Recently, Shaun took a drive. This time he wasn’t blasting DJ Mantis. It was the mastered version of PERMANENT.RADIANT.

“I hadn’t heard it since I was done with production and was like, ‘I don’t fucking care if anyone likes this, I fucking love it!’” he smiles. “And that’s not me being arrogant. I’m all in on this. I love it. If other people love it? That’s cool. If they don’t, that’s fine. I was super-happy, super-proud, and super-thankful. I never take this shit for granted, so to still be doing music that’s hitting me here…”
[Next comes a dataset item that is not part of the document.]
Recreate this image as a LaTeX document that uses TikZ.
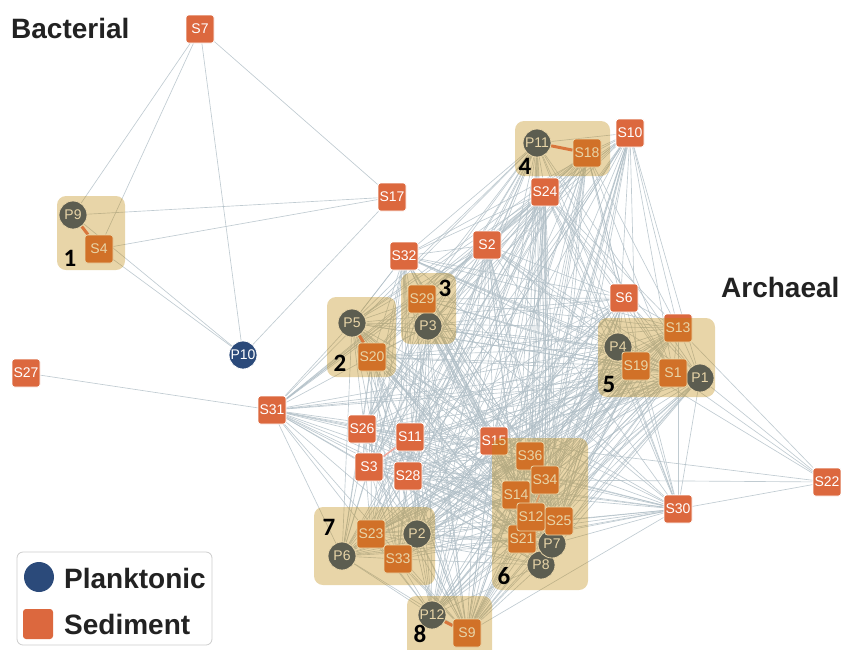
\documentclass[tikz,border=0pt]{standalone}
\usepackage{fontspec}
\setmainfont{Liberation Sans}
\newfontfamily\numfont{Carlito}
\definecolor{sedc}{RGB}{220,104,62}
\definecolor{plkc}{RGB}{43,74,122}
\definecolor{edgec}{RGB}{176,190,198}
\definecolor{redc}{RGB}{232,112,92}
\definecolor{grpc}{RGB}{189,132,0}
\definecolor{txtc}{RGB}{34,34,34}
\pgfdeclarelayer{edges}
\pgfdeclarelayer{front}
\pgfsetlayers{edges,main,front}
\tikzset{
  sed/.style={rectangle, rounded corners=2.5pt, minimum size=28pt, inner sep=0pt,
    fill=sedc, draw=white, line width=0.8pt, text=white, font=\fontsize{14}{14}\selectfont},
  plk/.style={circle, minimum size=28pt, inner sep=0pt,
    fill=plkc, draw=white, line width=0.8pt, text=white, font=\fontsize{14}{14}\selectfont},
  edge/.style={draw=edgec, line width=0.65pt, opacity=0.8},
  redge/.style={draw=redc, line width=3pt},
  pedge/.style={draw=redc!60, line width=1.5pt},
  grp/.style={fill=grpc, fill opacity=0.34, rounded corners=9pt},
  num/.style={font=\numfont\bfseries\fontsize{25}{25}\selectfont, text=black, inner sep=0pt},
  ttl/.style={font=\bfseries\fontsize{28}{28}\selectfont, text=txtc, inner sep=0pt, anchor=west},
  lgt/.style={font=\bfseries\fontsize{28}{28}\selectfont, text=txtc, inner sep=0pt, anchor=west}
}
\begin{document}
\begin{tikzpicture}[x=1pt,y=-1pt]
\useasboundingbox (0,0) rectangle (841,649);
% nodes
\node[sed] (S7) at (200,29) {S7};
\node[sed] (S17) at (392,197) {S17};
\node[plk] (P9) at (73,215) {P9};
\node[sed] (S4) at (99,249) {S4};
\node[plk] (P10) at (243,355) {P10};
\node[sed] (S27) at (26,373) {S27};
\node[sed] (S31) at (272,410) {S31};
\node[sed] (S32) at (404,256) {S32};
\node[sed] (S2) at (487,245) {S2};
\node[sed] (S24) at (545,192) {S24};
\node[sed] (S10) at (630,133) {S10};
\node[plk] (P11) at (537,143) {P11};
\node[sed] (S18) at (587,153) {S18};
\node[plk] (P3) at (428,326) {P3};
\node[sed] (S29) at (422,299) {S29};
\node[plk] (P5) at (352,323) {P5};
\node[sed] (S20) at (372,357) {S20};
\node[sed] (S6) at (624,298) {S6};
\node[plk] (P4) at (618,347) {P4};
\node[sed] (S19) at (636,366) {S19};
\node[plk] (P1) at (700,378) {P1};
\node[sed] (S1) at (673,373) {S1};
\node[sed] (S13) at (678,328) {S13};
\node[sed] (S26) at (362,429) {S26};
\node[sed] (S11) at (410,437) {S11};
\node[sed] (S3) at (369,467) {S3};
\node[sed] (S28) at (408,476) {S28};
\node[sed] (S15) at (494,441) {S15};
\node[plk] (P8) at (541,565) {P8};
\node[plk] (P7) at (552,544) {P7};
\node[sed] (S21) at (522,539) {S21};
\node[sed] (S25) at (559,521) {S25};
\node[sed] (S14) at (516,495) {S14};
\node[sed] (S12) at (531,517) {S12};
\node[sed] (S36) at (530,456) {S36};
\node[sed] (S34) at (545,480) {S34};
\node[sed] (S30) at (678,509) {S30};
\node[sed] (S22) at (827,482) {S22};
\node[plk] (P6) at (342,556) {P6};
\node[sed] (S23) at (371,534) {S23};
\node[plk] (P2) at (417,534) {P2};
\node[sed] (S33) at (398,559) {S33};
\node[plk] (P12) at (432,615) {P12};
\node[sed] (S9) at (467,633) {S9};

\begin{pgfonlayer}{edges}
  \foreach \a/\b in {S7/P9,S7/S4,S7/P10,S7/S17,S17/P9,S17/S4,S17/P10,P10/S4,P10/P9,
      S32/P5,S27/S31,S22/P1,S22/S13,S22/S1,S22/S19,S22/S15,S22/S34,S22/S30}
    \draw[edge] (\a) -- (\b);
  \foreach \a [count=\i] in {S32,S2,S24,S10,P11,S18,S29,P3,P5,S20,S6,S13,P4,S19,S1,P1,S31,S26,S11,S3,S28,S15,S36,S34,S14,S12,S25,S21,P7,P8,S30,S23,P2,P6,S33,P12,S9}{
    \foreach \b [count=\j] in {S32,S2,S24,S10,P11,S18,S29,P3,P5,S20,S6,S13,P4,S19,S1,P1,S31,S26,S11,S3,S28,S15,S36,S34,S14,S12,S25,S21,P7,P8,S30,S23,P2,P6,S33,P12,S9}{
      \ifnum\j>\i
        \pgfmathtruncatemacro\r{mod(\i*13+\j*29+\i*\j*5,11)}
        \ifnum\r<8 \draw[edge] (\a) -- (\b); \fi
      \fi
    }
  }
  \foreach \a/\b in {P9/S4,P11/S18,P5/S20,P12/S9}
    \draw[redge] (\a) -- (\b);
  \foreach \a/\b in {S3/S11,S34/S12}
    \draw[pedge] (\a) -- (\b);
\end{pgfonlayer}

\begin{pgfonlayer}{front}
  \fill[grp] (57,196) rectangle (125,270);
  \fill[grp] (327,297) rectangle (396,377);
  \fill[grp] (401,273) rectangle (456,344);
  \fill[grp] (515,121) rectangle (610,176);
  \fill[grp] (598,318) rectangle (715,397);
  \fill[grp] (492,438) rectangle (588,590);
  \fill[grp] (314,507) rectangle (435,585);
  \fill[grp] (407,596) rectangle (492,660);
  \node[num] (n1) at (70,258) {1};
  \node[num] (n2) at (340,363) {2};
  \node[num] (n3) at (445,288) {3};
  \node[num] (n4) at (525,166) {4};
  \node[num] (n5) at (609,384) {5};
  \node[num] (n6) at (504,576) {6};
  \node[num] (n7) at (329,527) {7};
  \node[num] (n8) at (420,634) {8};
  \node[ttl] (tB) at (11,28) {Bacterial};
  \node[ttl] (tA) at (721,287) {Archaeal};
  % legend
  \draw[rounded corners=6pt, draw=black!20, line width=0.8pt, fill=white] (17,552) rectangle (212,645);
  \node[circle, minimum size=30pt, inner sep=0pt, fill=plkc] (lgP) at (39,577) {};
  \node[rectangle, rounded corners=3pt, minimum size=30pt, inner sep=0pt, fill=sedc] (lgS) at (38,624) {};
  \node[lgt] (lgPt) at (64,578) {Planktonic};
  \node[lgt] (lgSt) at (64,624) {Sediment};
\end{pgfonlayer}
\end{tikzpicture}
\end{document}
Shaun smacks himself over his heart.

“To me, if you don’t feel like that, fucking don’t do it anymore, man. I never want to do this unless I’m putting all of myself into it.”

PERMANENT.RADIANT is, of course, just a precursor to a full album. K! asks Shaun about the big board behind him in his studio, the one mapping the progress of all Crosses’ tracks. How many do they have now?

Shaun swivels around in his chair to inspect it.

“I mean, there’s so many…” he says, incredulously.

The problem is every time Crosses get together to finish an old idea, they come up with a dozen new ones instead.

“The six songs people are hearing are just scratching the surface of the vast collection we’re sitting on,” says Chino, eagerly. “It’s like, ‘Which way do we go next?’”

And just like that, the legend of DJ Mantis lives on.